Students entering the Career-Bound track by means of scoring at least 700 on the Career-Bound High School Placement Test will be required to take extra classes for the first year of high school. In Grade Ten, a student must complete Career Prep II (plus any prerequisites) if he or she has not already done so, in addition to completing all classes required for Grade Ten by the student's specialization. The student must then complete Career Prep IV (plus prerequisites) by the end of Grade Eleven.
At the beginning of Grade Ten, each student must select an area to specialize in during high school. There are nine areas of specialization available for the career-bound student:
- Computer tech
- Public service
- Architecture and design
- Energy and resources
If none of these specializations suits the student, he or she may continue with general career training, though this is typically not advised.

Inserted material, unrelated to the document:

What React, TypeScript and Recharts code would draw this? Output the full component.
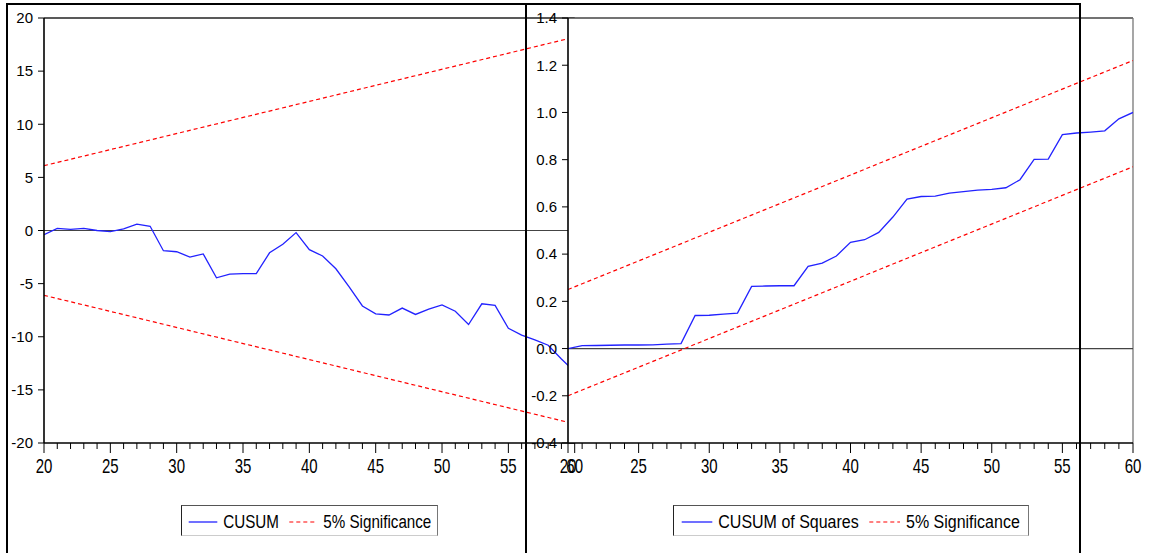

All students must complete Career Prep IV in Grade Ten if they have not already done so (with exceptions made for students transferring from the University-Bound track as above). Like the University-Bound students, Career-Bound students must pass a total of twenty-eight classes. Students must take at least eight courses in their chosen specialization, at least one in every other career-bound specialization, at least two units of Physical Education, and must complete a foreign language through at least level V. Students must also take Career Prep V, VI, and VII sometime during their high school career. General career trainees will take Career Prep levels V through XII.
After completing Grade Thirteen, University-Bound graduates will almost always proceed to the university of their choice, where they will typically spend at least four years. Career-Bound graduates will usually be able to start their chosen careers right away, though some may be required to attend a two-year Career College before they can start working.